The financial architecture around travel changed to match. Buy-now-pay-later options now exist specifically for flights and hotel bookings. Travel credit cards carry interest rates that can quietly double the cost of a trip you've long since returned from. A 2023 survey found that roughly a third of Americans went into debt to pay for a vacation, with many still carrying that balance months later.

The trips themselves got more expensive too — not just because of inflation, but because the expectations embedded in travel culture have inflated right along with the price tags. A lake cabin is no longer sufficient if it doesn't have a hot tub and a kayak rental. A road trip requires a playlist, a podcast, a curated list of stops, and ideally a vehicle with a built-in screen for the kids. The modest motor lodge has been replaced by the boutique hotel, which costs four times as much and delivers a nearly identical night's sleep.

The Performance of Rest

Here's the uncomfortable part: for all the money being spent, Americans don't seem to be coming back from vacations more rested than their grandparents did.

Studies on vacation recovery consistently show that the psychological benefits of taking time off begin to fade within a few days of returning to work — sometimes even before the trip ends if work follows you via smartphone. The always-connected reality of modern professional life means that truly checking out requires a deliberate act of will that the vacation infrastructure no longer supports. Your hotel has Wi-Fi. Your boss has your number. Your inbox doesn't care that you're in Sedona.

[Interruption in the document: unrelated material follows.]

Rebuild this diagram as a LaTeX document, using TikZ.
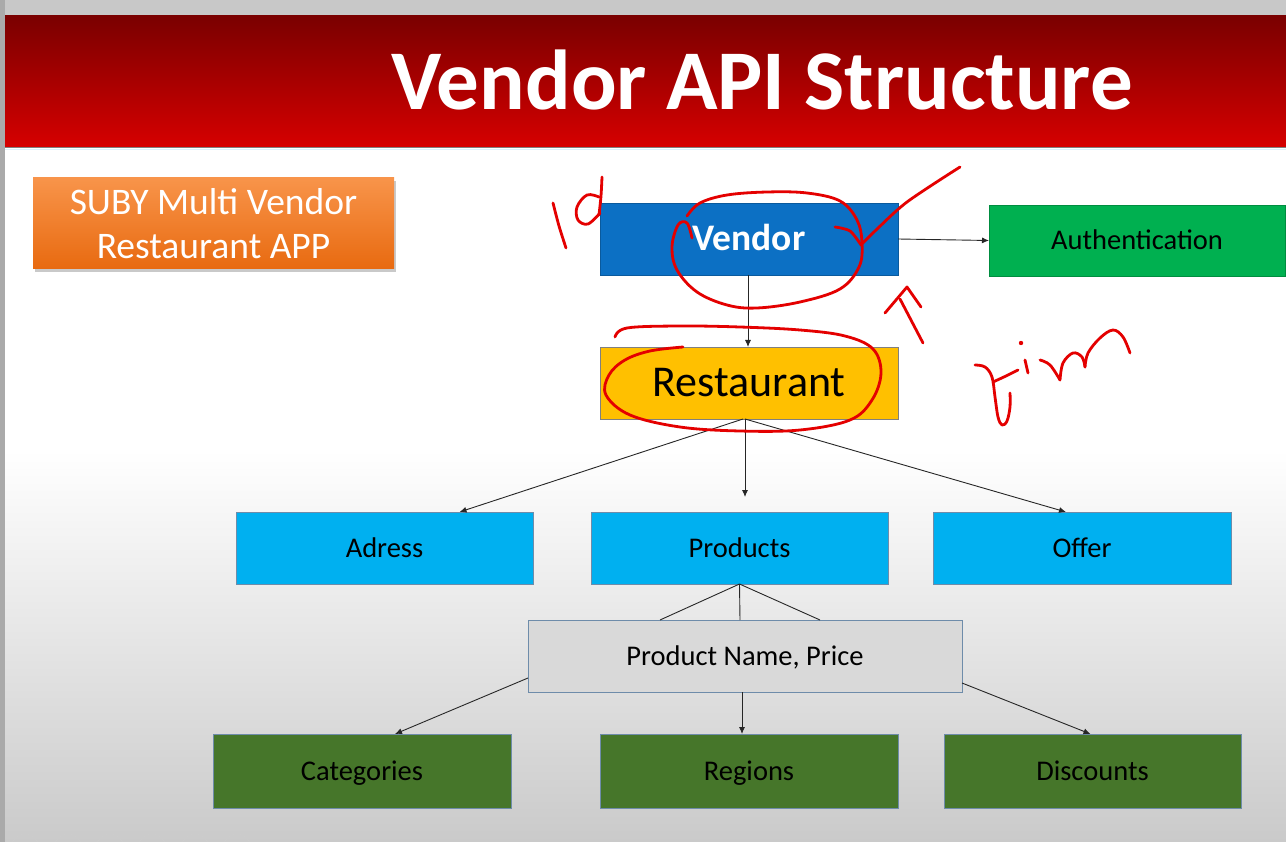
\documentclass[tikz,border=0pt]{standalone}
\usepackage{fontspec}
\setmainfont{Carlito}
\usetikzlibrary{shadows,arrows.meta}
\definecolor{bannertop}{RGB}{122,0,0}
\definecolor{bannerbot}{RGB}{214,0,0}
\definecolor{orangetop}{RGB}{248,148,74}
\definecolor{orangebot}{RGB}{232,106,16}
\definecolor{vendorblue}{RGB}{12,112,196}
\definecolor{authgreen}{RGB}{0,176,80}
\definecolor{restyellow}{RGB}{255,192,0}
\definecolor{skyblue}{RGB}{0,176,240}
\definecolor{lightgray}{RGB}{217,217,217}
\definecolor{darkgreen}{RGB}{70,118,42}
\definecolor{boxedge}{RGB}{110,140,170}
\definecolor{ink}{RGB}{228,0,0}
\definecolor{framegray}{RGB}{200,200,200}
\definecolor{slidebot}{RGB}{202,202,202}
\tikzset{
  box/.style={rectangle, anchor=north west, inner sep=0pt, outer sep=0pt, draw=boxedge, line width=0.8pt, align=center},
  small/.style={text height=18pt, text depth=0pt, font=\fontsize{28.5}{28.5}\selectfont},
  conn/.style={draw=black!85, line width=0.9pt},
  arr/.style={conn, -{Latex[length=7pt,width=6pt]}},
  pen/.style={draw=ink, line width=2.8pt, line cap=round, line join=round},
}
\begin{document}
\begin{tikzpicture}[x=1pt,y=-1pt]
\useasboundingbox (0,0) rectangle (1286,842);
% frame and slide background
\fill[framegray] (0,0) rectangle (1286,16);
\fill[framegray!85!black] (0,0) rectangle (5,842);
\fill[white] (5,147) rectangle (1286,450);
\shade[top color=white, bottom color=slidebot] (5,450) rectangle (1286,842);
% banner
\shade[top color=bannertop, bottom color=bannerbot] (5,16) rectangle (1286,147);
\draw[gray, line width=1pt] (5,147.5) -- (1286,147.5);
\draw[cyan!15, line width=1.5pt] (5,149.5) -- (1286,149.5);
\node[text=white, font=\fontsize{85}{85}\selectfont\bfseries, anchor=base] (title) at (762,110) {Vendor API Structure};
% nav circles
\foreach \cx in {25,68,110,152,195,237}
  \draw[gray!40, line width=0.8pt] (\cx,848) circle (14);
% app label
\node[box, draw=none, minimum width=361pt, minimum height=91pt, top color=orangetop, bottom color=orangebot,
      drop shadow={shadow xshift=2pt, shadow yshift=-3pt, opacity=0.35, fill=black!60},
      text=white, font=\fontsize{37.5}{44}\selectfont] (app) at (33,178) {SUBY Multi Vendor\\Restaurant APP};
% nodes
\node[box, text height=23.6pt, text depth=0pt, minimum width=298pt, minimum height=72pt, fill=vendorblue, draw=vendorblue!80!black, text=white, font=\fontsize{37.5}{37.5}\selectfont\bfseries] (vendor) at (600,203) {Vendor};
\node[box, small, minimum width=296pt, minimum height=71pt, fill=authgreen, draw=authgreen!80!black] (auth) at (989,205) {Authentication};
\node[box, text height=27.7pt, text depth=0pt, minimum width=298pt, minimum height=72pt, fill=restyellow, draw=gray, font=\fontsize{44}{44}\selectfont] (rest) at (600,347) {Restaurant};
\node[box, small, minimum width=297pt, minimum height=72pt, fill=skyblue] (adress) at (236,512) {Adress};
\node[box, small, minimum width=297pt, minimum height=72pt, fill=skyblue] (products) at (591,512) {Products};
\node[box, small, minimum width=298pt, minimum height=72pt, fill=skyblue] (offer) at (933,512) {Offer};
\node[box, small, minimum width=434pt, minimum height=72pt, fill=lightgray] (pname) at (528,620) {Product Name, Price};
\node[box, small, minimum width=298pt, minimum height=74pt, fill=darkgreen] (cat) at (213,734) {Categories};
\node[box, small, minimum width=298pt, minimum height=74pt, fill=darkgreen] (reg) at (600,734) {Regions};
\node[box, small, minimum width=297pt, minimum height=74pt, fill=darkgreen] (disc) at (944,734) {Discounts};
% connectors
\coordinate (pend) at (745,497);
\draw[arr] (vendor.east) -- (auth.west);
\draw[arr] ([xshift=-1pt]vendor.south) -- ([xshift=-1pt]rest.north);
\draw[arr] ([xshift=-6pt]rest.south) -- ([xshift=75pt]adress.north);
\draw[arr] ([xshift=-4pt]rest.south) -- (pend);
\draw[arr] ([xshift=-4pt]rest.south) -- ([xshift=-16pt]offer.north);
\draw[conn] (products.south) -- ([xshift=-85pt]pname.north);
\draw[conn] (products.south) -- ([xshift=-5pt]pname.north);
\draw[conn] (products.south) -- ([xshift=75pt]pname.north);
\draw[arr] ([yshift=-22pt]pname.west) -- ([xshift=33pt]cat.north);
\draw[arr] ([xshift=-3pt]pname.south) -- ([xshift=-7pt]reg.north);
\draw[arr] ([yshift=-27pt]pname.east) -- ([xshift=-2pt]disc.north);
% handwritten annotations
% "Id"
\draw[pen] plot[smooth] coordinates {(553,203) (559,226) (566,248)};
\draw[pen] plot[smooth] coordinates {(602,177) (601,196) (599,215)};
\draw[pen] plot[smooth, tension=0.6] coordinates {(599,197) (587,195) (577,207) (578,220) (588,224) (600,213)};
% loop around Vendor
\draw[pen] plot[smooth, tension=0.6] coordinates {(692,238) (687,223) (678,225) (672,247) (677,270) (697,292) (727,305) (757,308) (800,302) (840,289) (859,267) (862,243) (857,220) (840,201) (807,193) (767,192) (727,195) (700,203) (687,216)};
% check mark
\draw[pen] plot[smooth, tension=0.5] coordinates {(835,227) (850,231) (861,245)};
\draw[pen] plot[smooth, tension=0.5] coordinates {(861,245) (875,231) (907,202) (960,167)};
% arrow-like mark
\draw[pen] (885,313) -- (907,287) -- (921,307);
\draw[pen] (900,299) -- (923,343);
% loop around Restaurant
\draw[pen] plot[smooth, tension=0.6] coordinates {(615,337) (627,328) (680,326) (740,327) (800,330) (845,336) (873,349) (881,373) (872,400) (850,420) (800,430) (740,431) (680,427) (630,415) (606,395) (609,375) (625,360) (650,351) (683,347)};
% "firm"
\draw[pen] plot[smooth, tension=0.6] coordinates {(975,365) (985,367) (992,377) (995,397) (998,417) (1002,425) (1007,421) (1010,407) (1010,393)};
\draw[pen] plot[smooth] coordinates {(993,382) (1006,376) (1018,370)};
\fill[ink] (1021,343) circle (2.2);
\draw[pen] (1025,360) -- (1028,373);
\draw[pen] plot[smooth, tension=0.6] coordinates {(1040,360) (1050,365) (1060,380)};
\draw[pen] plot[smooth, tension=0.6] coordinates {(1060,380) (1063,363) (1073,353) (1082,357) (1085,367)};
\draw[pen] plot[smooth, tension=0.6] coordinates {(1085,367) (1088,353) (1100,338) (1113,330) (1123,337) (1130,353)};
\end{tikzpicture}
\end{document}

Meanwhile, the pressure to justify a significant financial outlay by having a genuinely transformative experience creates its own anxiety. If you spent $4,000 on a trip to somewhere beautiful, you'd better feel something. That pressure — to be present, grateful, and visibly having a wonderful time — is its own kind of work.

The family squinting into the sun in front of the lake cabin didn't feel that pressure. They were just there.

What the Savings Account Understood

The old model of vacation financing had a built-in governor. You could only spend what you'd saved, which meant the trip was sized to your actual life rather than to an aspirational version of it. There was something psychologically clean about that constraint. You went, you enjoyed it, you came home, and you weren't still paying for it at Thanksgiving.

There's also something worth noting about the anticipation built into the savings model. Watching that envelope fill up over the course of a year — setting aside a little each month, tracking the progress — was itself part of the experience. The trip started long before you left the driveway.

Modern travel, booked impulsively on a rewards card and documented in real time, skips that slow build entirely. You can be in another country forty-eight hours after deciding to go. Whether that's an improvement depends entirely on what you were going for.

A Different Kind of Rich

None of this is an argument for going back to scratchy motel bedspreads and diners with no vegetarian options. The democratization of travel — the fact that flights are cheaper in real terms than they've ever been, that more destinations are accessible to more people than at any point in history — is genuinely good.

But the question worth asking is whether the financial and psychological cost of modern vacation culture is delivering on its promise. A family that saves for eleven months and spends a week at a cabin with no cell service might come home with something the algorithmically optimized, Instagram-documented, credit-card-financed trip to a trending destination simply can't provide.

Rest. Real, unperformed, unposted rest.

The envelope knew what it was doing.